Exercise input =
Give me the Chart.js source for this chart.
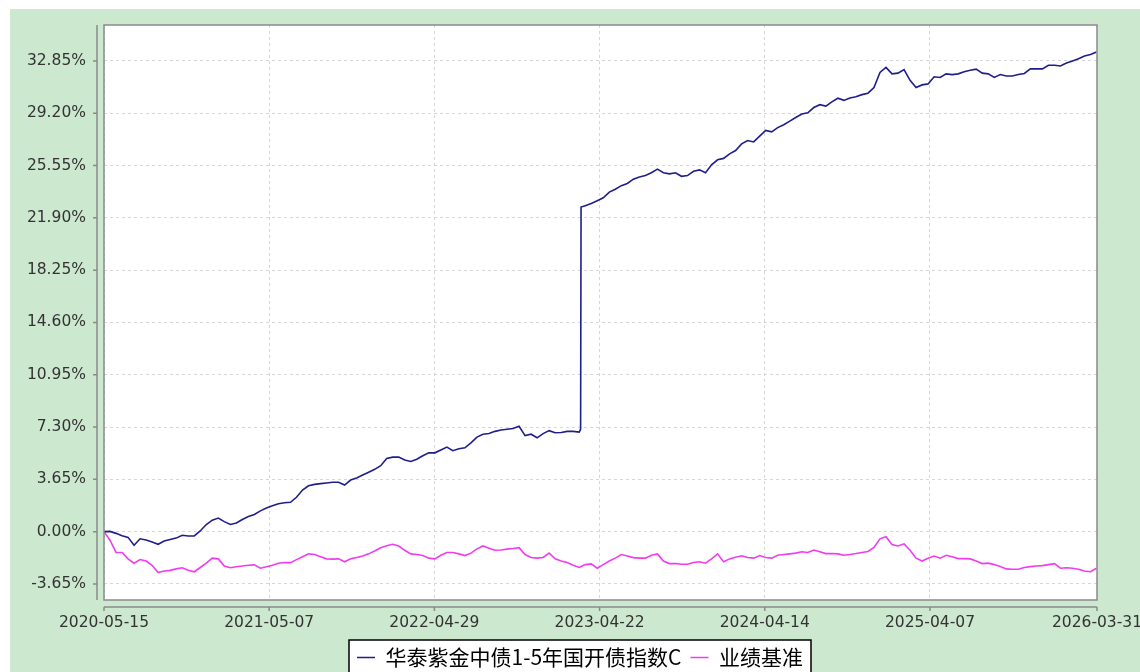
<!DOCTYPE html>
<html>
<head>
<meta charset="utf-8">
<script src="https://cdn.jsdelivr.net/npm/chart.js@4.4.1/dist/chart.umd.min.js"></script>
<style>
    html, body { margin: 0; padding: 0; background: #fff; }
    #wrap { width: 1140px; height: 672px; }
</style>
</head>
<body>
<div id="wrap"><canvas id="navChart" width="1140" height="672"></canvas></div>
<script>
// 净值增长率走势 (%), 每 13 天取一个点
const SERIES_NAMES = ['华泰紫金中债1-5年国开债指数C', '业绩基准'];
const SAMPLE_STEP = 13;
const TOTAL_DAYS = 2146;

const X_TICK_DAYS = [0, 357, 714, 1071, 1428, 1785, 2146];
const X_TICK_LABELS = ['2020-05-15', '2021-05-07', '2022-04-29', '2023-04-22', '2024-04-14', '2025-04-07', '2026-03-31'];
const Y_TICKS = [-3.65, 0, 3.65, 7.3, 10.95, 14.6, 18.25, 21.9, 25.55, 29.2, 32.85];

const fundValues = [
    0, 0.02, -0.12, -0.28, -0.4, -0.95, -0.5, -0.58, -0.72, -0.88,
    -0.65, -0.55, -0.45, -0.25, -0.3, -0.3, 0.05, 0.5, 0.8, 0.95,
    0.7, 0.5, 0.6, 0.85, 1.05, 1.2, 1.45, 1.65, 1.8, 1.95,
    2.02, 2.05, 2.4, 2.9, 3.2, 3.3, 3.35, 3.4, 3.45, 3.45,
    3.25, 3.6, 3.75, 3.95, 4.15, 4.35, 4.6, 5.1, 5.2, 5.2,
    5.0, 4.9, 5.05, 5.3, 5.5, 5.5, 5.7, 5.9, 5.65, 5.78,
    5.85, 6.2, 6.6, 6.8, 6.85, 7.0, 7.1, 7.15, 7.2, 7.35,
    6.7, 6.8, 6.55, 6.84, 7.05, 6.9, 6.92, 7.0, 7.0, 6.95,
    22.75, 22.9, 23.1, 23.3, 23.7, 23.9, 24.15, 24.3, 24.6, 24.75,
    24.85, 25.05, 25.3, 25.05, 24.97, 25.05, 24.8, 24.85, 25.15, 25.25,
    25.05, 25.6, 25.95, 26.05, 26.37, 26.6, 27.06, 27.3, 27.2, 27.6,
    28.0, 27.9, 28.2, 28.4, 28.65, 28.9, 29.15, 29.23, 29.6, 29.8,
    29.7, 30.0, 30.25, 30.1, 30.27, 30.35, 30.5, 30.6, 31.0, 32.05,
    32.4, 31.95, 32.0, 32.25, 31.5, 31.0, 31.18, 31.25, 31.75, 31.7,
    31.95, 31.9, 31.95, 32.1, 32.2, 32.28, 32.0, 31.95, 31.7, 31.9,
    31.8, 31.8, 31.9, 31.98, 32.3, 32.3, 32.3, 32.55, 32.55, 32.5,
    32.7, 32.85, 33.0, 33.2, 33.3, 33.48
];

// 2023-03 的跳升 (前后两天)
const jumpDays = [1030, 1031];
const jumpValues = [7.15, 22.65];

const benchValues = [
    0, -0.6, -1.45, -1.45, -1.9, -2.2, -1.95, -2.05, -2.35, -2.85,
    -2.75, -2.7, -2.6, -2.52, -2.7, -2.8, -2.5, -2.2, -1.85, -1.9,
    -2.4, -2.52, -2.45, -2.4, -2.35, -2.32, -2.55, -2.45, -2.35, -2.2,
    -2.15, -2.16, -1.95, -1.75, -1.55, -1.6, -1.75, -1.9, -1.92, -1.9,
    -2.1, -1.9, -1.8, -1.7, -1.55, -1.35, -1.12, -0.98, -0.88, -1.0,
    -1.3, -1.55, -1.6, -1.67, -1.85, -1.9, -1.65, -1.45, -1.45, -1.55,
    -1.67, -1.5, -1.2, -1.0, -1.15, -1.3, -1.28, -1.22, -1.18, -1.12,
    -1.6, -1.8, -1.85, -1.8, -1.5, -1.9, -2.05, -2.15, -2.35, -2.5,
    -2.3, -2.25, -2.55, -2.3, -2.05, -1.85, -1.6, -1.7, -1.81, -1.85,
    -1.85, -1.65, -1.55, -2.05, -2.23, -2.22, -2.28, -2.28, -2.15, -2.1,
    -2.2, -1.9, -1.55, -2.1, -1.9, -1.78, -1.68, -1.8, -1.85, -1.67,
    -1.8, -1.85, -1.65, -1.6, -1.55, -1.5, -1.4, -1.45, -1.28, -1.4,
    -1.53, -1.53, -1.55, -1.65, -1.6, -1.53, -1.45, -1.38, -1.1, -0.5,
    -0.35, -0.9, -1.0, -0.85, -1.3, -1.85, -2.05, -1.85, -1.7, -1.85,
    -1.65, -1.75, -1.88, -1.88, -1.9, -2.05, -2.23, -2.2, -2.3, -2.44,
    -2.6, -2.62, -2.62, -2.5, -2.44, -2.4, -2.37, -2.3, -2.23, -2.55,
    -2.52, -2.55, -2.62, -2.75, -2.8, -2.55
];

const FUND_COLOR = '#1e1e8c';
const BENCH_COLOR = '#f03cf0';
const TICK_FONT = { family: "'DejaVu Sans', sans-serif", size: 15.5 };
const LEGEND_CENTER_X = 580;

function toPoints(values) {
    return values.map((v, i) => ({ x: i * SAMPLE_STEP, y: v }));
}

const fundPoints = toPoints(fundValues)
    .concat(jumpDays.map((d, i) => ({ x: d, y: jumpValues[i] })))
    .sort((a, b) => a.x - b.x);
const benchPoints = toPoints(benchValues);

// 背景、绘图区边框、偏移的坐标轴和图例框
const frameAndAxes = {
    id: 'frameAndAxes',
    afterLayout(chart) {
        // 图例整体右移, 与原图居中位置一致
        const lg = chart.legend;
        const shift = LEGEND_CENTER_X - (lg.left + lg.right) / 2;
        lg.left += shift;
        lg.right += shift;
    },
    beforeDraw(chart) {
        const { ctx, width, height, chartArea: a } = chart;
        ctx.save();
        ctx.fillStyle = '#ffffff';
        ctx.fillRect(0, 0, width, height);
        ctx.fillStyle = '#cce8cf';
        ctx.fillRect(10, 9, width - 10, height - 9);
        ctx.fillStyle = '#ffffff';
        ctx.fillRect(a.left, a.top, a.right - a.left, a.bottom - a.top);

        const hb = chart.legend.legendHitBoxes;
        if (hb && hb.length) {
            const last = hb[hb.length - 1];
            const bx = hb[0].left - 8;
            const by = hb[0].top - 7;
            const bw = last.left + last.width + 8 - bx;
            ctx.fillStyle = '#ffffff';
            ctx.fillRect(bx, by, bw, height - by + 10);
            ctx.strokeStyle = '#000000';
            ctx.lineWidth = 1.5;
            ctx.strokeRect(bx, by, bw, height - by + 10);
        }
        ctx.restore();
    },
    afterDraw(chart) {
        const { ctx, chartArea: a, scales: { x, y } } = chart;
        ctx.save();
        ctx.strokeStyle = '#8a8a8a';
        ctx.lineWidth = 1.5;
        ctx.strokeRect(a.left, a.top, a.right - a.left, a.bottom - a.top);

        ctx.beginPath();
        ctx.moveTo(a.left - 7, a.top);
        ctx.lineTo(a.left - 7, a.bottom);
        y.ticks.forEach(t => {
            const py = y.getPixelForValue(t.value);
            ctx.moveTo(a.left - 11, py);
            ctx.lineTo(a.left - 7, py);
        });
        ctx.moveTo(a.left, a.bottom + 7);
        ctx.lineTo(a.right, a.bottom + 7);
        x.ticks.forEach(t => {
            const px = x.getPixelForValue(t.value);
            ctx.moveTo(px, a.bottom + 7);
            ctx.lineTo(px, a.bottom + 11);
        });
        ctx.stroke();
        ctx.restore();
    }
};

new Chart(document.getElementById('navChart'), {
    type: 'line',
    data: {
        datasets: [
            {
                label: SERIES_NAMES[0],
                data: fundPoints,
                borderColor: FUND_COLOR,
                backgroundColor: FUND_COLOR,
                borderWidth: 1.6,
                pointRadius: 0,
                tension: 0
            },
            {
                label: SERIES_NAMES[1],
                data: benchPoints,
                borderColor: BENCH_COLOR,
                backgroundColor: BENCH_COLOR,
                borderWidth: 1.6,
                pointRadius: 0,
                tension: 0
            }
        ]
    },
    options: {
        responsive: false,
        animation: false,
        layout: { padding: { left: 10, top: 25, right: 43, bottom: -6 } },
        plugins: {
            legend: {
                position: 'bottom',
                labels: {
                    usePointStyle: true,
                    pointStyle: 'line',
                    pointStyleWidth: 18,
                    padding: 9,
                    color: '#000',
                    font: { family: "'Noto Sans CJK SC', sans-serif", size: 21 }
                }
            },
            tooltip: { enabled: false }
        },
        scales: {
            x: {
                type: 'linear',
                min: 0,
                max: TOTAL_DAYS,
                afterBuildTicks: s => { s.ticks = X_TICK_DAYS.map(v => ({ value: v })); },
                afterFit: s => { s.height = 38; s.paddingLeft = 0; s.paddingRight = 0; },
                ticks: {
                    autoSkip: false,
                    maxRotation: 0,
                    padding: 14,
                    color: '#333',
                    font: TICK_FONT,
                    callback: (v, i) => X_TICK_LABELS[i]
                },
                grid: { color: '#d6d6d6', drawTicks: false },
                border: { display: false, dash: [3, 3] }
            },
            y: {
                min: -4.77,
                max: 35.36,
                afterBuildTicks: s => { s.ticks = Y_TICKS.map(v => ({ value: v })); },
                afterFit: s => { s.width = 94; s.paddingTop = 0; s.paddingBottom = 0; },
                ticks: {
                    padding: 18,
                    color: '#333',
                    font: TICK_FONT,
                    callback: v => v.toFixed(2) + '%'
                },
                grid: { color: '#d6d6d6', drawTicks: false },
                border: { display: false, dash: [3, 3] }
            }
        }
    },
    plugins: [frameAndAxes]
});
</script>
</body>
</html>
...
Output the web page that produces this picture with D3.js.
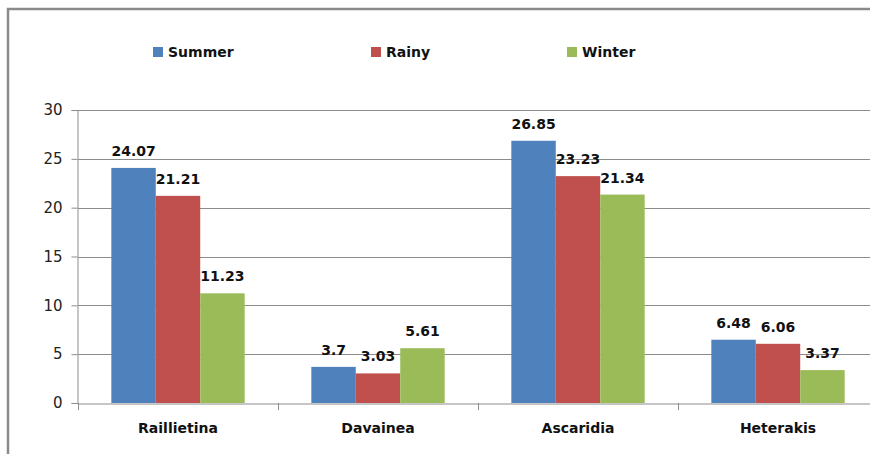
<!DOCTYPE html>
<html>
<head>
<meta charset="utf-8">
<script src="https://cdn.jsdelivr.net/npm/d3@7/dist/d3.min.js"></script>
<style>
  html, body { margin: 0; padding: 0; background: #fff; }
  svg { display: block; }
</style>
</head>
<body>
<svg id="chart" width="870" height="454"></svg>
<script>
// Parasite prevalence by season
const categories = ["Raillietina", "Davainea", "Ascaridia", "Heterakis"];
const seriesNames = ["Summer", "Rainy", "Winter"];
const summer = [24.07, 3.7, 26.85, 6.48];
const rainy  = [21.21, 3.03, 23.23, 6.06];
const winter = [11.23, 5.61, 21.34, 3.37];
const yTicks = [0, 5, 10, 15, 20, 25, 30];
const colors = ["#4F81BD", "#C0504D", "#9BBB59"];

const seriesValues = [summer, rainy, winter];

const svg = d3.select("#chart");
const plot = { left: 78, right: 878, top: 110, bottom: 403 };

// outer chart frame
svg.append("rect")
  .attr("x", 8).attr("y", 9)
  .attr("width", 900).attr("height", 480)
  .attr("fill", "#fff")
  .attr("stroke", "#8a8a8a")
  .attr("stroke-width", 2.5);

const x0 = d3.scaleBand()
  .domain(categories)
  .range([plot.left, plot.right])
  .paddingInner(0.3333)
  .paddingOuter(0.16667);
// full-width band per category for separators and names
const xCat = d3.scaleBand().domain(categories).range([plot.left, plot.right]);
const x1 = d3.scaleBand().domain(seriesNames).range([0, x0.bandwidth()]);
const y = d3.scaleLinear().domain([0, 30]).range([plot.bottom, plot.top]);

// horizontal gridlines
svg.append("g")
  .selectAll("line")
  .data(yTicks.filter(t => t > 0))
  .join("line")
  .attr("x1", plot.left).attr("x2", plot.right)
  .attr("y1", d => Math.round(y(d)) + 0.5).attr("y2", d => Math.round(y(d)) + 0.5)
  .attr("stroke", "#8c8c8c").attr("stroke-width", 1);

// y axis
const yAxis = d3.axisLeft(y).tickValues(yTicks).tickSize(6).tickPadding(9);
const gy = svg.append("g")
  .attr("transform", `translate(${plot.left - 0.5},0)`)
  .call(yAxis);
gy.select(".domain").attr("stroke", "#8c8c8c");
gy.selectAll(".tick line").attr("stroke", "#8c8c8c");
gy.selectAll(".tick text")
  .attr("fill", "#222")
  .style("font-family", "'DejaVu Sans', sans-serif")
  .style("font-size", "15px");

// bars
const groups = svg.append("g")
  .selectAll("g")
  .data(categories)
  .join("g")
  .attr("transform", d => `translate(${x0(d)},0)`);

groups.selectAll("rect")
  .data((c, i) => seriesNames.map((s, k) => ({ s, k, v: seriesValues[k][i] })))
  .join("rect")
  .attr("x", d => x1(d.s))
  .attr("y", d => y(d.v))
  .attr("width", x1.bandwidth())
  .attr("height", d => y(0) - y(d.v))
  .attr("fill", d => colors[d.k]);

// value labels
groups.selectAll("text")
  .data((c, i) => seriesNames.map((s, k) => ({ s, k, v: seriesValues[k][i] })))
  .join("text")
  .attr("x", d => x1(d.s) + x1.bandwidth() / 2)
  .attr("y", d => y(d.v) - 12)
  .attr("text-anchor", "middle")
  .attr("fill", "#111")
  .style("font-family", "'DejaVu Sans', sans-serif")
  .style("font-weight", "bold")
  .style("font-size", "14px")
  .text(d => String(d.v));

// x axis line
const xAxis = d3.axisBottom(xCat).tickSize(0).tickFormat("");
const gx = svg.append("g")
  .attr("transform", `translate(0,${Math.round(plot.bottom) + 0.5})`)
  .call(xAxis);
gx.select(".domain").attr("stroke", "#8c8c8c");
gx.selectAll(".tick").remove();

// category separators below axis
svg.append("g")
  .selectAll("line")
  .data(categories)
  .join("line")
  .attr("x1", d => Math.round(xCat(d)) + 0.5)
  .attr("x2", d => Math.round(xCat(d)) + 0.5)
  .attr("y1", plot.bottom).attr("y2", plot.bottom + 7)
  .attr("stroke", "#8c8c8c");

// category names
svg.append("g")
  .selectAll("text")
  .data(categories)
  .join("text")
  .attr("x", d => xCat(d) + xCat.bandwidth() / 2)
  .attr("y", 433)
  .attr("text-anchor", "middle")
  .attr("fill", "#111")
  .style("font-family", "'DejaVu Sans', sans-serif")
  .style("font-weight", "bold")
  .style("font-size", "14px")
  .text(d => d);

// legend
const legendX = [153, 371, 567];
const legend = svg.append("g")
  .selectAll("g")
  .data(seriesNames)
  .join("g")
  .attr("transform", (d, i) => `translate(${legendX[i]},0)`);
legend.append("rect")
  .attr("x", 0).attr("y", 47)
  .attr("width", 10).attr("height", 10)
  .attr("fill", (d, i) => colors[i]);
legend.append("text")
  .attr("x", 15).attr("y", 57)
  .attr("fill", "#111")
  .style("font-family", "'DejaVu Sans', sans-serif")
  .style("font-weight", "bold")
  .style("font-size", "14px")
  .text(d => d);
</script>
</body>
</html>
---
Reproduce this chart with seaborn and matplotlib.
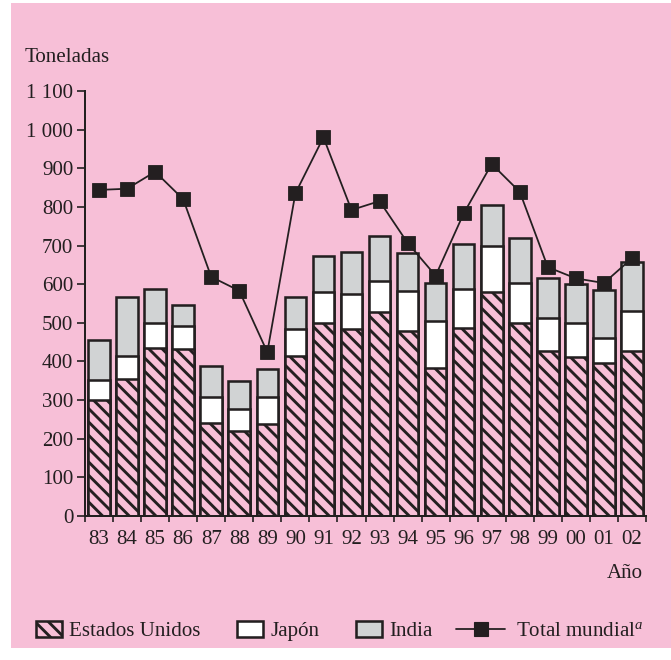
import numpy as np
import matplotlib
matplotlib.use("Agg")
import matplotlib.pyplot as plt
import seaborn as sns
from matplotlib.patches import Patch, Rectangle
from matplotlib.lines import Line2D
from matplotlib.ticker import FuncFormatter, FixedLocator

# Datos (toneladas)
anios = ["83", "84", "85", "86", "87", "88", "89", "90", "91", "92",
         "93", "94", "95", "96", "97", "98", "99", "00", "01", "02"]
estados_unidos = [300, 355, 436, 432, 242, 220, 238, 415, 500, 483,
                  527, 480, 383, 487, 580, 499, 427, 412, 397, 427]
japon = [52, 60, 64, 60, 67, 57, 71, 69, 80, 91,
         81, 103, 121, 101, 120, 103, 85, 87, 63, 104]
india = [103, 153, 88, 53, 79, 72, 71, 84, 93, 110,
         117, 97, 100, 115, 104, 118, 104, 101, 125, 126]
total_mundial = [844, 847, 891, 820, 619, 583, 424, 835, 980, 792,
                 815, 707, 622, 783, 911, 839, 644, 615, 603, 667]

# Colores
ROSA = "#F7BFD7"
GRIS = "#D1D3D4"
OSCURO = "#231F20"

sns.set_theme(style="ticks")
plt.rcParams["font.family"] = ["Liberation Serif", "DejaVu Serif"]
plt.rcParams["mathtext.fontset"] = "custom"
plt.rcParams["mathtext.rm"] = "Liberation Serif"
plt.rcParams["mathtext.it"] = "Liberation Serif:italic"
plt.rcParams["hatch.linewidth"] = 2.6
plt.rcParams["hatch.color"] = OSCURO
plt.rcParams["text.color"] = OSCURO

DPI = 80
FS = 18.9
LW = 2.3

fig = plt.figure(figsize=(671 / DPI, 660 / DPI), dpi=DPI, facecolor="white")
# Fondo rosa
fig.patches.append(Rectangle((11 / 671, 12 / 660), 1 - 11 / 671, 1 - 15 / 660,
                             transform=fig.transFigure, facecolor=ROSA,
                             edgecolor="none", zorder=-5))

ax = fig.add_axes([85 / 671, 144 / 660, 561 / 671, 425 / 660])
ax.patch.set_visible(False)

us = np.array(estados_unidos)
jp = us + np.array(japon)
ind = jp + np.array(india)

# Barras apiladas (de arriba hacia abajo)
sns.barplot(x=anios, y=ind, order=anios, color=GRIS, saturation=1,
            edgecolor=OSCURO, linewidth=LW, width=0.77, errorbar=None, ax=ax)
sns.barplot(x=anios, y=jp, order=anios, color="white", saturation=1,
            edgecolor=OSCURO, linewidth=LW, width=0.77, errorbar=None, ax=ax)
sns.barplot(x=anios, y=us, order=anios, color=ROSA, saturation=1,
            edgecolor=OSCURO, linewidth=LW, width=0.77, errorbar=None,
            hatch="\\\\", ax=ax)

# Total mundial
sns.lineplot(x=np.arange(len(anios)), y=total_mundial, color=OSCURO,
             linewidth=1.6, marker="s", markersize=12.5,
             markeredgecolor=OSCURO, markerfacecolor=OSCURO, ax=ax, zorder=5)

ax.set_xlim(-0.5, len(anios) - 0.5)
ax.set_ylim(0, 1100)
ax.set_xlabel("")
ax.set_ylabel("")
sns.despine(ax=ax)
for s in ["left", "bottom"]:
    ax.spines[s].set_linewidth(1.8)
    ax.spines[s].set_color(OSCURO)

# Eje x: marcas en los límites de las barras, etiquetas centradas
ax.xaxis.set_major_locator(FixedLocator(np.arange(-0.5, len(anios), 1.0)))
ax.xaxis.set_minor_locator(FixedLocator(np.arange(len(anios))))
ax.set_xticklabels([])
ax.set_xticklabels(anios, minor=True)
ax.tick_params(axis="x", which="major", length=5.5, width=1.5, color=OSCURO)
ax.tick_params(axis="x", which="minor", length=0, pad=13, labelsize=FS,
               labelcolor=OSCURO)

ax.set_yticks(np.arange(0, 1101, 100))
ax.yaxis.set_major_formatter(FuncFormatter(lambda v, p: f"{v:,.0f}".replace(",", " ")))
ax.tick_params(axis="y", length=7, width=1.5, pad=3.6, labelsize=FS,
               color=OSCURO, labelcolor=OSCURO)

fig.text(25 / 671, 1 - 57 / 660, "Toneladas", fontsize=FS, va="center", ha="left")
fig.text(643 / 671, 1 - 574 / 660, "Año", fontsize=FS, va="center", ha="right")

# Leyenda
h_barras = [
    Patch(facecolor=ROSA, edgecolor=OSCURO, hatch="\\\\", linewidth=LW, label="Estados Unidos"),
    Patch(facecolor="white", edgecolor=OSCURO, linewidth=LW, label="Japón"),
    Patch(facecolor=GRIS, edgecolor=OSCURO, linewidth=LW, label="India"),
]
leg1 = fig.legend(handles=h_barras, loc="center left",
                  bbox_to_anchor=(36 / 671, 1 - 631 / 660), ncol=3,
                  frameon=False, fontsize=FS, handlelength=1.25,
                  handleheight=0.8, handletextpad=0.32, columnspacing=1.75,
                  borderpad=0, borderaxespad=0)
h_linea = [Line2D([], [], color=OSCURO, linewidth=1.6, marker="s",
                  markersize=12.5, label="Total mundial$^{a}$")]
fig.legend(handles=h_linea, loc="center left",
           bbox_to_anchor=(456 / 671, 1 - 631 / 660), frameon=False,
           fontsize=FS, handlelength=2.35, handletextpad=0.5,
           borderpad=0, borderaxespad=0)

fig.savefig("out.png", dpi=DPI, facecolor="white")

What this task involves = Go to the line containing "Give me the Chart.js source for this chart." and copy exactly from there through the line containing "25.55, 29.2, 32.85];", both included, and nothing more. Pictures are excluded.

Full solution =
Give me the Chart.js source for this chart.
<!DOCTYPE html>
<html>
<head>
<meta charset="utf-8">
<script src="https://cdn.jsdelivr.net/npm/chart.js@4.4.1/dist/chart.umd.min.js"></script>
<style>
    html, body { margin: 0; padding: 0; background: #fff; }
    #wrap { width: 1140px; height: 672px; }
</style>
</head>
<body>
<div id="wrap"><canvas id="navChart" width="1140" height="672"></canvas></div>
<script>
// 净值增长率走势 (%), 每 13 天取一个点
const SERIES_NAMES = ['华泰紫金中债1-5年国开债指数C', '业绩基准'];
const SAMPLE_STEP = 13;
const TOTAL_DAYS = 2146;

const X_TICK_DAYS = [0, 357, 714, 1071, 1428, 1785, 2146];
const X_TICK_LABELS = ['2020-05-15', '2021-05-07', '2022-04-29', '2023-04-22', '2024-04-14', '2025-04-07', '2026-03-31'];
const Y_TICKS = [-3.65, 0, 3.65, 7.3, 10.95, 14.6, 18.25, 21.9, 25.55, 29.2, 32.85];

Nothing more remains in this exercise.